IBM CEO Ginni Rometty wants to help President-elect Donald Trump create new jobs in America.

But she's not suggesting getting tough on Mexico and China or ending trade deals as Trump has threatened as a way to bring back jobs from foreign shores.

Instead, Rometty urged Trump in a letter to focus his job-creation efforts on vocational training for young workers.

"Let's work together to scale up this approach of vocational training, creating a national corps of skilled workers trained to take the 'new collar' IT jobs that are in demand here in America," Rometty wrote in the letter that was first reported by CNBC.

Trump too has advocated for more job training, something he and President Obama seem to agree on.

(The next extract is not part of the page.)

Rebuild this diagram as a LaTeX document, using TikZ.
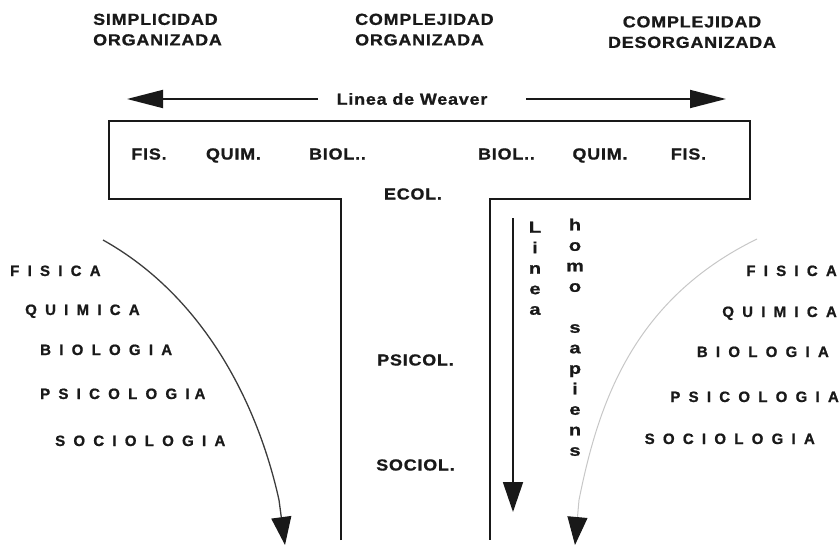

Obama has spent a record $265 million on apprenticeship programs in the last two fiscal years, according to the Commerce Department.

Related: The men America left behind

Rometty hopes to focus specifically on training high school students for tech job training to allow young workers to go into advanced fields such as cybersecurity, artificial intelligence and data science. IBM (IBM) has partnered with New York City to open a high school five years ago with a six-year curriculum that has traditional high school education with vocational experience. These translate into paid internships at IBM and other tech companies.

More broadly, Rometty's letter hits at a weakness in the U.S. economy: employers can't find the skilled workers they need even though job openings are at near record highs.

It's called the job skills gap -- the difference between the skills workers have and the skills employers want. That divide is a major reason why some U.S. workers have felt left behind during America's recovery from the Great Recession.

Vocational training and apprenticeships are among the most popular ideas at addressing the job skills gap.